DATA PROVIDED
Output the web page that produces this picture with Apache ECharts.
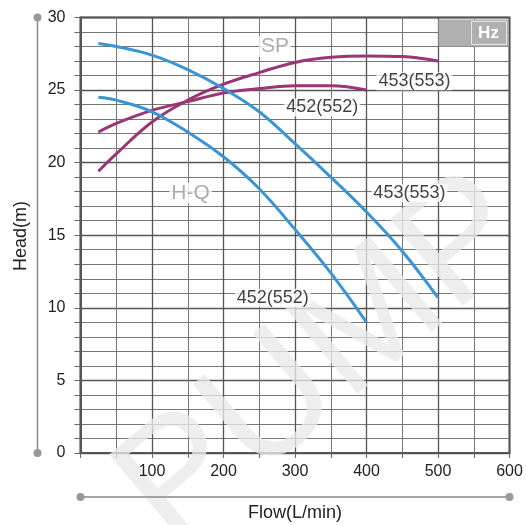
<!DOCTYPE html>
<html><head><meta charset="utf-8">
<script src="https://cdn.jsdelivr.net/npm/echarts@6/dist/echarts.min.js"></script>
<style>html,body{margin:0;padding:0;background:#fff}#c{width:526px;height:525px}</style>
</head><body><div id="c"></div>
<script>
// Flow (L/min) sample points and head (m) values
const hq453X = [25, 50, 100, 150, 200, 250, 300, 350, 400, 450, 500];
const hq453Y = [28.2, 28.0, 27.4, 26.4, 25.1, 23.5, 21.3, 19.0, 16.6, 13.9, 10.7];
const hq452X = [25, 50, 100, 150, 200, 250, 300, 350, 400];
const hq452Y = [24.5, 24.3, 23.5, 22.1, 20.4, 18.2, 15.4, 12.4, 9.0];
const sp453X = [25, 50, 100, 150, 200, 250, 300, 350, 400, 450, 500];
const sp453Y = [19.4, 20.6, 22.8, 24.3, 25.4, 26.2, 26.9, 27.25, 27.35, 27.3, 27.0];
const sp452X = [25, 50, 100, 150, 200, 250, 300, 350, 400];
const sp452Y = [22.1, 22.7, 23.6, 24.2, 24.8, 25.1, 25.3, 25.3, 25.0];
// curve labels
const curveLabelText = ['453(553)', '452(552)', '453(553)', '452(552)'];
const curveLabelX = [467, 338, 460, 269];
const curveLabelY = [25.6, 23.8, 17.9, 10.7];
const groupLabelText = ['SP', 'H-Q'];
const groupLabelX = [272, 154];
const groupLabelY = [28.0, 17.9];
const xTickLabels = ['', '100', '200', '300', '400', '500', '600'];

const zip = (xs, ys) => xs.map((x, i) => [x, ys[i]]);
const BLUE = '#3a95d5', PURPLE = '#9a3676';
const FONT = 'Liberation Sans, Arial, sans-serif';

const chart = echarts.init(document.getElementById('c'));
const lineSeries = (data, color) => ({
  type: 'line', data, smooth: 0.4, showSymbol: false, symbol: 'none',
  lineStyle: { color, width: 3 }, z: 3, silent: true
});
const xLabelStyle = { formatter: v => xTickLabels[Math.round(v / 100)] || '', color: '#222', fontSize: 16, fontFamily: FONT, margin: 11 };
chart.setOption({
  animation: false,
  backgroundColor: '#fff',
  grid: { left: 80.5, right: 16.5, top: 17.4, bottom: 72, show: true, borderColor: '#555', borderWidth: 2, backgroundColor: 'transparent' },
  xAxis: [{
    type: 'value', min: 0, max: 600, interval: 100, position: 'bottom',
    axisLine: { show: true, lineStyle: { color: '#555', width: 2 } },
    axisTick: { show: true, length: 5, lineStyle: { color: '#666' } },
    minorTick: { show: true, splitNumber: 2, length: 5, lineStyle: { color: '#666' } },
    splitLine: { show: true, lineStyle: { color: '#555', width: 1.3 } },
    minorSplitLine: { show: true, lineStyle: { color: '#777', width: 1 } },
    axisLabel: { show: false }
  }, {
    type: 'value', min: 0, max: 600, interval: 100, position: 'bottom', offset: 0, z: 6,
    axisLine: { show: false }, axisTick: { show: false }, splitLine: { show: false },
    axisLabel: xLabelStyle
  }],
  yAxis: {
    type: 'value', min: 0, max: 30, interval: 5,
    axisLine: { show: true, lineStyle: { color: '#555', width: 2 } },
    axisTick: { show: true, length: 6, lineStyle: { color: '#666' } },
    minorTick: { show: true, splitNumber: 5, length: 6, lineStyle: { color: '#666' } },
    splitLine: { show: true, lineStyle: { color: '#555', width: 1.3 } },
    minorSplitLine: { show: true, lineStyle: { color: '#777', width: 1 } },
    axisLabel: { color: '#222', fontSize: 16, fontFamily: FONT, margin: 15 }
  },
  series: [
    lineSeries(zip(sp453X, sp453Y), PURPLE),
    lineSeries(zip(sp452X, sp452Y), PURPLE),
    lineSeries(zip(hq453X, hq453Y), BLUE),
    lineSeries(zip(hq452X, hq452Y), BLUE),
    {
      type: 'scatter', symbolSize: 0, z: 5, silent: true,
      data: curveLabelText.map((t, i) => ({ value: [curveLabelX[i], curveLabelY[i]], name: t })),
      label: { show: true, position: 'inside', formatter: p => p.name, color: '#111', fontSize: 18, fontFamily: FONT, backgroundColor: '#fff', padding: [0, 2] }
    },
    {
      type: 'scatter', symbolSize: 0, z: 5, silent: true,
      data: groupLabelText.map((t, i) => ({ value: [groupLabelX[i], groupLabelY[i]], name: t })),
      label: { show: true, position: 'inside', formatter: p => p.name, color: '#999', fontSize: 21, fontFamily: FONT, backgroundColor: '#fff', padding: [0, 2] }
    }
  ]
});

// decorative elements placed relative to the grid
const p0 = chart.convertToPixel({ gridIndex: 0 }, [0, 0]);
const p1 = chart.convertToPixel({ gridIndex: 0 }, [600, 30]);
const gx0 = p0[0], gy0 = p0[1], gx1 = p1[0], gy1 = p1[1];
const axisLineX = gx0 - 43, axisLineY = gy0 + 44;
chart.setOption({
  graphic: [
    { type: 'text', x: 325, y: 362, rotation: 40 * Math.PI / 180, style: { text: 'PUMP', font: '165px ' + FONT, fill: 'rgba(233,233,233,0.78)', align: 'center', verticalAlign: 'middle' }, z: 1, silent: true },
    { type: 'line', shape: { x1: axisLineX, y1: gy1, x2: axisLineX, y2: gy0 }, style: { stroke: '#888', lineWidth: 1.5 }, z: 6 },
    { type: 'circle', shape: { cx: axisLineX, cy: gy1, r: 4 }, style: { fill: '#999' }, z: 6 },
    { type: 'circle', shape: { cx: axisLineX, cy: gy0, r: 4 }, style: { fill: '#999' }, z: 6 },
    { type: 'line', shape: { x1: gx0, y1: axisLineY, x2: gx1, y2: axisLineY }, style: { stroke: '#888', lineWidth: 1.5 }, z: 6 },
    { type: 'circle', shape: { cx: gx0, cy: axisLineY, r: 4 }, style: { fill: '#999' }, z: 6 },
    { type: 'circle', shape: { cx: gx1, cy: axisLineY, r: 4 }, style: { fill: '#999' }, z: 6 },
    { type: 'text', x: (gx0 + gx1) / 2, y: axisLineY + 16, style: { text: 'Flow(L/min)', font: '18px ' + FONT, fill: '#222', align: 'center', verticalAlign: 'middle' }, z: 6 },
    { type: 'text', x: 21, y: 236, rotation: Math.PI / 2, style: { text: 'Head(m)', font: '18px ' + FONT, fill: '#222', align: 'center', verticalAlign: 'middle' }, z: 6 },
    { type: 'rect', shape: { x: gx1 - 71, y: gy1 + 2, width: 70, height: 27 }, style: { fill: '#b0b0b0' }, z: 10 },
    { type: 'rect', shape: { x: gx1 - 38, y: gy1 + 4, width: 35, height: 23 }, style: { fill: 'none', stroke: '#e6e6e6', lineWidth: 1 }, z: 11 },
    { type: 'text', x: gx1 - 21, y: gy1 + 16, style: { text: 'Hz', font: 'bold 17px ' + FONT, fill: '#fff', align: 'center', verticalAlign: 'middle' }, z: 11 }
  ]
});
</script></body></html>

WRITTEN REQUEST
Print the complete listing exactly, apart from any pictures.

WORKED ANSWER
Output the web page that produces this picture with Apache ECharts.
<!DOCTYPE html>
<html><head><meta charset="utf-8">
<script src="https://cdn.jsdelivr.net/npm/echarts@6/dist/echarts.min.js"></script>
<style>html,body{margin:0;padding:0;background:#fff}#c{width:526px;height:525px}</style>
</head><body><div id="c"></div>
<script>
// Flow (L/min) sample points and head (m) values
const hq453X = [25, 50, 100, 150, 200, 250, 300, 350, 400, 450, 500];
const hq453Y = [28.2, 28.0, 27.4, 26.4, 25.1, 23.5, 21.3, 19.0, 16.6, 13.9, 10.7];
const hq452X = [25, 50, 100, 150, 200, 250, 300, 350, 400];
const hq452Y = [24.5, 24.3, 23.5, 22.1, 20.4, 18.2, 15.4, 12.4, 9.0];
const sp453X = [25, 50, 100, 150, 200, 250, 300, 350, 400, 450, 500];
const sp453Y = [19.4, 20.6, 22.8, 24.3, 25.4, 26.2, 26.9, 27.25, 27.35, 27.3, 27.0];
const sp452X = [25, 50, 100, 150, 200, 250, 300, 350, 400];
const sp452Y = [22.1, 22.7, 23.6, 24.2, 24.8, 25.1, 25.3, 25.3, 25.0];
// curve labels
const curveLabelText = ['453(553)', '452(552)', '453(553)', '452(552)'];
const curveLabelX = [467, 338, 460, 269];
const curveLabelY = [25.6, 23.8, 17.9, 10.7];
const groupLabelText = ['SP', 'H-Q'];
const groupLabelX = [272, 154];
const groupLabelY = [28.0, 17.9];
const xTickLabels = ['', '100', '200', '300', '400', '500', '600'];

const zip = (xs, ys) => xs.map((x, i) => [x, ys[i]]);
const BLUE = '#3a95d5', PURPLE = '#9a3676';
const FONT = 'Liberation Sans, Arial, sans-serif';

const chart = echarts.init(document.getElementById('c'));
const lineSeries = (data, color) => ({
  type: 'line', data, smooth: 0.4, showSymbol: false, symbol: 'none',
  lineStyle: { color, width: 3 }, z: 3, silent: true
});
const xLabelStyle = { formatter: v => xTickLabels[Math.round(v / 100)] || '', color: '#222', fontSize: 16, fontFamily: FONT, margin: 11 };
chart.setOption({
  animation: false,
  backgroundColor: '#fff',
  grid: { left: 80.5, right: 16.5, top: 17.4, bottom: 72, show: true, borderColor: '#555', borderWidth: 2, backgroundColor: 'transparent' },
  xAxis: [{
    type: 'value', min: 0, max: 600, interval: 100, position: 'bottom',
    axisLine: { show: true, lineStyle: { color: '#555', width: 2 } },
    axisTick: { show: true, length: 5, lineStyle: { color: '#666' } },
    minorTick: { show: true, splitNumber: 2, length: 5, lineStyle: { color: '#666' } },
    splitLine: { show: true, lineStyle: { color: '#555', width: 1.3 } },
    minorSplitLine: { show: true, lineStyle: { color: '#777', width: 1 } },
    axisLabel: { show: false }
  }, {
    type: 'value', min: 0, max: 600, interval: 100, position: 'bottom', offset: 0, z: 6,
    axisLine: { show: false }, axisTick: { show: false }, splitLine: { show: false },
    axisLabel: xLabelStyle
  }],
  yAxis: {
    type: 'value', min: 0, max: 30, interval: 5,
    axisLine: { show: true, lineStyle: { color: '#555', width: 2 } },
    axisTick: { show: true, length: 6, lineStyle: { color: '#666' } },
    minorTick: { show: true, splitNumber: 5, length: 6, lineStyle: { color: '#666' } },
    splitLine: { show: true, lineStyle: { color: '#555', width: 1.3 } },
    minorSplitLine: { show: true, lineStyle: { color: '#777', width: 1 } },
    axisLabel: { color: '#222', fontSize: 16, fontFamily: FONT, margin: 15 }
  },
  series: [
    lineSeries(zip(sp453X, sp453Y), PURPLE),
    lineSeries(zip(sp452X, sp452Y), PURPLE),
    lineSeries(zip(hq453X, hq453Y), BLUE),
    lineSeries(zip(hq452X, hq452Y), BLUE),
    {
      type: 'scatter', symbolSize: 0, z: 5, silent: true,
      data: curveLabelText.map((t, i) => ({ value: [curveLabelX[i], curveLabelY[i]], name: t })),
      label: { show: true, position: 'inside', formatter: p => p.name, color: '#111', fontSize: 18, fontFamily: FONT, backgroundColor: '#fff', padding: [0, 2] }
    },
    {
      type: 'scatter', symbolSize: 0, z: 5, silent: true,
      data: groupLabelText.map((t, i) => ({ value: [groupLabelX[i], groupLabelY[i]], name: t })),
      label: { show: true, position: 'inside', formatter: p => p.name, color: '#999', fontSize: 21, fontFamily: FONT, backgroundColor: '#fff', padding: [0, 2] }
    }
  ]
});

// decorative elements placed relative to the grid
const p0 = chart.convertToPixel({ gridIndex: 0 }, [0, 0]);
const p1 = chart.convertToPixel({ gridIndex: 0 }, [600, 30]);
const gx0 = p0[0], gy0 = p0[1], gx1 = p1[0], gy1 = p1[1];
const axisLineX = gx0 - 43, axisLineY = gy0 + 44;
chart.setOption({
  graphic: [
    { type: 'text', x: 325, y: 362, rotation: 40 * Math.PI / 180, style: { text: 'PUMP', font: '165px ' + FONT, fill: 'rgba(233,233,233,0.78)', align: 'center', verticalAlign: 'middle' }, z: 1, silent: true },
    { type: 'line', shape: { x1: axisLineX, y1: gy1, x2: axisLineX, y2: gy0 }, style: { stroke: '#888', lineWidth: 1.5 }, z: 6 },
    { type: 'circle', shape: { cx: axisLineX, cy: gy1, r: 4 }, style: { fill: '#999' }, z: 6 },
    { type: 'circle', shape: { cx: axisLineX, cy: gy0, r: 4 }, style: { fill: '#999' }, z: 6 },
    { type: 'line', shape: { x1: gx0, y1: axisLineY, x2: gx1, y2: axisLineY }, style: { stroke: '#888', lineWidth: 1.5 }, z: 6 },
    { type: 'circle', shape: { cx: gx0, cy: axisLineY, r: 4 }, style: { fill: '#999' }, z: 6 },
    { type: 'circle', shape: { cx: gx1, cy: axisLineY, r: 4 }, style: { fill: '#999' }, z: 6 },
    { type: 'text', x: (gx0 + gx1) / 2, y: axisLineY + 16, style: { text: 'Flow(L/min)', font: '18px ' + FONT, fill: '#222', align: 'center', verticalAlign: 'middle' }, z: 6 },
    { type: 'text', x: 21, y: 236, rotation: Math.PI / 2, style: { text: 'Head(m)', font: '18px ' + FONT, fill: '#222', align: 'center', verticalAlign: 'middle' }, z: 6 },
    { type: 'rect', shape: { x: gx1 - 71, y: gy1 + 2, width: 70, height: 27 }, style: { fill: '#b0b0b0' }, z: 10 },
    { type: 'rect', shape: { x: gx1 - 38, y: gy1 + 4, width: 35, height: 23 }, style: { fill: 'none', stroke: '#e6e6e6', lineWidth: 1 }, z: 11 },
    { type: 'text', x: gx1 - 21, y: gy1 + 16, style: { text: 'Hz', font: 'bold 17px ' + FONT, fill: '#fff', align: 'center', verticalAlign: 'middle' }, z: 11 }
  ]
});
</script></body></html>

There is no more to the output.